==== Given information

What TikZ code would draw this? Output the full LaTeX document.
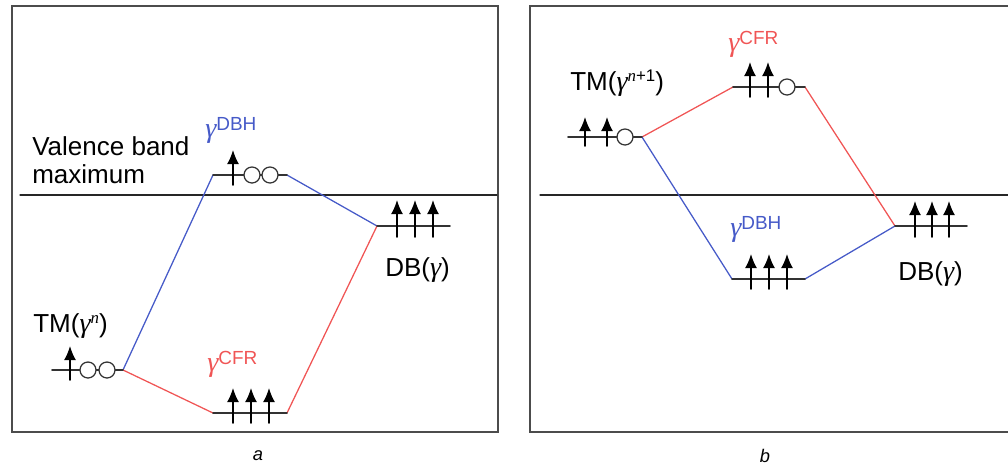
\documentclass[tikz,border=0pt]{standalone}
\usepackage{fontspec}
\setmainfont{Liberation Sans}
\newfontfamily\greekfont{Liberation Serif}
\usetikzlibrary{arrows.meta}

\definecolor{dbhblue}{RGB}{70,90,200}
\definecolor{cfrred}{RGB}{240,85,85}

% italic gamma and a gamma with a raised tag
\newcommand{\gam}{{\greekfont\itshape\fontsize{20}{20}\selectfont γ}}
\newcommand{\gtag}[1]{\gam\raisebox{4.5pt}{\fontsize{13.5}{14}\selectfont #1}}
\newcommand{\gpow}[1]{\gam\raisebox{6pt}{\fontsize{12}{12}\selectfont #1}}

\tikzset{
  frame/.style={draw=black!70, line width=1.2pt},
  vbm/.style={black!85, line width=0.9pt},
  level/.style={black!80, line width=1.1pt},
  spin/.style={-{Latex[length=10pt,width=8.5pt]}, black, line width=1.1pt},
  hole/.style={draw=black!80, fill=white, line width=0.9pt},
  lbl/.style={anchor=base west, inner sep=0pt, font=\fontsize{18.5}{20}\selectfont},
  tag/.style={anchor=base west, inner sep=0pt},
}

\begin{document}
\begin{tikzpicture}[x=0.025cm, y=-0.025cm, line cap=round]

  \useasboundingbox (0,0) rectangle (1008,468);

  % frames
  \draw[frame] (12,6) rectangle (498,432);
  \draw[frame] (1010,6) -- (530,6) -- (530,432) -- (1010,432);

  % valence band maximum
  \draw[vbm] (20,195) -- (497,195);
  \draw[vbm] (540,195) -- (1008,195);
  \node[lbl] (vbmtop) at (32,155) {Valence band};
  \node[lbl] (vbmbot) at (32,183) {maximum};

  % level ends, panel a
  \coordinate (tmA-l)  at (52,370);  \coordinate (tmA-r)  at (123,370);
  \coordinate (dbhA-l) at (213,175); \coordinate (dbhA-r) at (287,175);
  \coordinate (cfrA-l) at (213,413); \coordinate (cfrA-r) at (287,413);
  \coordinate (dbA-l)  at (377,226); \coordinate (dbA-r)  at (450,226);

  % level ends, panel b
  \coordinate (tmB-l)  at (568,137); \coordinate (tmB-r)  at (642,137);
  \coordinate (cfrB-l) at (733,87);  \coordinate (cfrB-r) at (805,87);
  \coordinate (dbhB-l) at (732,279); \coordinate (dbhB-r) at (805,279);
  \coordinate (dbB-l)  at (895,226); \coordinate (dbB-r)  at (967,226);

  % the two paths
  \draw[dbhblue, line width=0.9pt] (tmA-r) -- (dbhA-l) (dbhA-r) -- (dbA-l);
  \draw[cfrred, line width=0.9pt] (tmA-r) -- (cfrA-l) (cfrA-r) -- (dbA-l);
  \draw[cfrred, line width=0.9pt] (tmB-r) -- (cfrB-l) (cfrB-r) -- (dbB-l);
  \draw[dbhblue, line width=0.9pt] (tmB-r) -- (dbhB-l) (dbhB-r) -- (dbB-l);

  % levels
  \foreach \p in {tmA,dbhA,cfrA,dbA,tmB,cfrB,dbhB,dbB}{
    \draw[level] (\p-l) -- (\p-r);
  }

  % spins, panel a
  \draw[spin] (70,380) -- (70,346);
  \draw[spin] (233,185) -- (233,150);
  \foreach \x in {233,251,269}{
    \draw[spin] (\x,423) -- (\x,388);
  }
  \foreach \x in {397,415,433}{
    \draw[spin] (\x,237) -- (\x,200);
  }

  % spins, panel b
  \foreach \x in {585,607}{
    \draw[spin] (\x,146) -- (\x,117);
  }
  \foreach \x in {750,768}{
    \draw[spin] (\x,97) -- (\x,62);
  }
  \foreach \x in {751,769,787}{
    \draw[spin] (\x,289) -- (\x,254);
  }
  \foreach \x in {915,932,949}{
    \draw[spin] (\x,237) -- (\x,201);
  }

  % holes
  \foreach \x/\y in {88/370,107/370,252/175,270/175,625/137,787/87}{
    \draw[hole] (\x,\y) circle[radius=0.2cm];
  }

  % labels, panel a
  \node[lbl] (tmA) at (33,332) {TM(\gpow{\greekfont\itshape n})};
  \node[tag, dbhblue] (dbhA) at (205,137) {\gtag{DBH}};
  \node[tag, cfrred] (cfrA) at (207,371) {\gtag{CFR}};
  \node[lbl] (dbA) at (385,276) {DB(\gam)};

  % labels, panel b
  \node[lbl] (tmB) at (570,90) {TM(\gpow{{\greekfont\itshape n}+1})};
  \node[tag, cfrred] (cfrB) at (728,51) {\gtag{CFR}};
  \node[tag, dbhblue] (dbhB) at (730,236) {\gtag{DBH}};
  \node[lbl] (dbB) at (898,280) {DB(\gam)};

  % panel letters
  \node[font=\fontsize{13}{14}\selectfont\itshape] (pa) at (258,456) {a};
  \node[font=\fontsize{13}{14}\selectfont\itshape] (pb) at (765,456) {b};

\end{tikzpicture}
\end{document}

========

_Requirements_. What is needed is an exact reproduction of the data, pictures excluded.

_Final answer_.
What TikZ code would draw this? Output the full LaTeX document.
\documentclass[tikz,border=0pt]{standalone}
\usepackage{fontspec}
\setmainfont{Liberation Sans}
\newfontfamily\greekfont{Liberation Serif}
\usetikzlibrary{arrows.meta}

\definecolor{dbhblue}{RGB}{70,90,200}
\definecolor{cfrred}{RGB}{240,85,85}

% italic gamma and a gamma with a raised tag
\newcommand{\gam}{{\greekfont\itshape\fontsize{20}{20}\selectfont γ}}
\newcommand{\gtag}[1]{\gam\raisebox{4.5pt}{\fontsize{13.5}{14}\selectfont #1}}
\newcommand{\gpow}[1]{\gam\raisebox{6pt}{\fontsize{12}{12}\selectfont #1}}

\tikzset{
  frame/.style={draw=black!70, line width=1.2pt},
  vbm/.style={black!85, line width=0.9pt},
  level/.style={black!80, line width=1.1pt},
  spin/.style={-{Latex[length=10pt,width=8.5pt]}, black, line width=1.1pt},
  hole/.style={draw=black!80, fill=white, line width=0.9pt},
  lbl/.style={anchor=base west, inner sep=0pt, font=\fontsize{18.5}{20}\selectfont},
  tag/.style={anchor=base west, inner sep=0pt},
}

\begin{document}
\begin{tikzpicture}[x=0.025cm, y=-0.025cm, line cap=round]

  \useasboundingbox (0,0) rectangle (1008,468);

  % frames
  \draw[frame] (12,6) rectangle (498,432);
  \draw[frame] (1010,6) -- (530,6) -- (530,432) -- (1010,432);

  % valence band maximum
  \draw[vbm] (20,195) -- (497,195);
  \draw[vbm] (540,195) -- (1008,195);
  \node[lbl] (vbmtop) at (32,155) {Valence band};
  \node[lbl] (vbmbot) at (32,183) {maximum};

  % level ends, panel a
  \coordinate (tmA-l)  at (52,370);  \coordinate (tmA-r)  at (123,370);
  \coordinate (dbhA-l) at (213,175); \coordinate (dbhA-r) at (287,175);
  \coordinate (cfrA-l) at (213,413); \coordinate (cfrA-r) at (287,413);
  \coordinate (dbA-l)  at (377,226); \coordinate (dbA-r)  at (450,226);

  % level ends, panel b
  \coordinate (tmB-l)  at (568,137); \coordinate (tmB-r)  at (642,137);
  \coordinate (cfrB-l) at (733,87);  \coordinate (cfrB-r) at (805,87);
  \coordinate (dbhB-l) at (732,279); \coordinate (dbhB-r) at (805,279);
  \coordinate (dbB-l)  at (895,226); \coordinate (dbB-r)  at (967,226);

  % the two paths
  \draw[dbhblue, line width=0.9pt] (tmA-r) -- (dbhA-l) (dbhA-r) -- (dbA-l);
  \draw[cfrred, line width=0.9pt] (tmA-r) -- (cfrA-l) (cfrA-r) -- (dbA-l);
  \draw[cfrred, line width=0.9pt] (tmB-r) -- (cfrB-l) (cfrB-r) -- (dbB-l);
  \draw[dbhblue, line width=0.9pt] (tmB-r) -- (dbhB-l) (dbhB-r) -- (dbB-l);

  % levels
  \foreach \p in {tmA,dbhA,cfrA,dbA,tmB,cfrB,dbhB,dbB}{
    \draw[level] (\p-l) -- (\p-r);
  }

  % spins, panel a
  \draw[spin] (70,380) -- (70,346);
  \draw[spin] (233,185) -- (233,150);
  \foreach \x in {233,251,269}{
    \draw[spin] (\x,423) -- (\x,388);
  }
  \foreach \x in {397,415,433}{
    \draw[spin] (\x,237) -- (\x,200);
  }

  % spins, panel b
  \foreach \x in {585,607}{
    \draw[spin] (\x,146) -- (\x,117);
  }
  \foreach \x in {750,768}{
    \draw[spin] (\x,97) -- (\x,62);
  }
  \foreach \x in {751,769,787}{
    \draw[spin] (\x,289) -- (\x,254);
  }
  \foreach \x in {915,932,949}{
    \draw[spin] (\x,237) -- (\x,201);
  }

  % holes
  \foreach \x/\y in {88/370,107/370,252/175,270/175,625/137,787/87}{
    \draw[hole] (\x,\y) circle[radius=0.2cm];
  }

  % labels, panel a
  \node[lbl] (tmA) at (33,332) {TM(\gpow{\greekfont\itshape n})};
  \node[tag, dbhblue] (dbhA) at (205,137) {\gtag{DBH}};
  \node[tag, cfrred] (cfrA) at (207,371) {\gtag{CFR}};
  \node[lbl] (dbA) at (385,276) {DB(\gam)};

  % labels, panel b
  \node[lbl] (tmB) at (570,90) {TM(\gpow{{\greekfont\itshape n}+1})};
  \node[tag, cfrred] (cfrB) at (728,51) {\gtag{CFR}};
  \node[tag, dbhblue] (dbhB) at (730,236) {\gtag{DBH}};
  \node[lbl] (dbB) at (898,280) {DB(\gam)};

  % panel letters
  \node[font=\fontsize{13}{14}\selectfont\itshape] (pa) at (258,456) {a};
  \node[font=\fontsize{13}{14}\selectfont\itshape] (pb) at (765,456) {b};

\end{tikzpicture}
\end{document}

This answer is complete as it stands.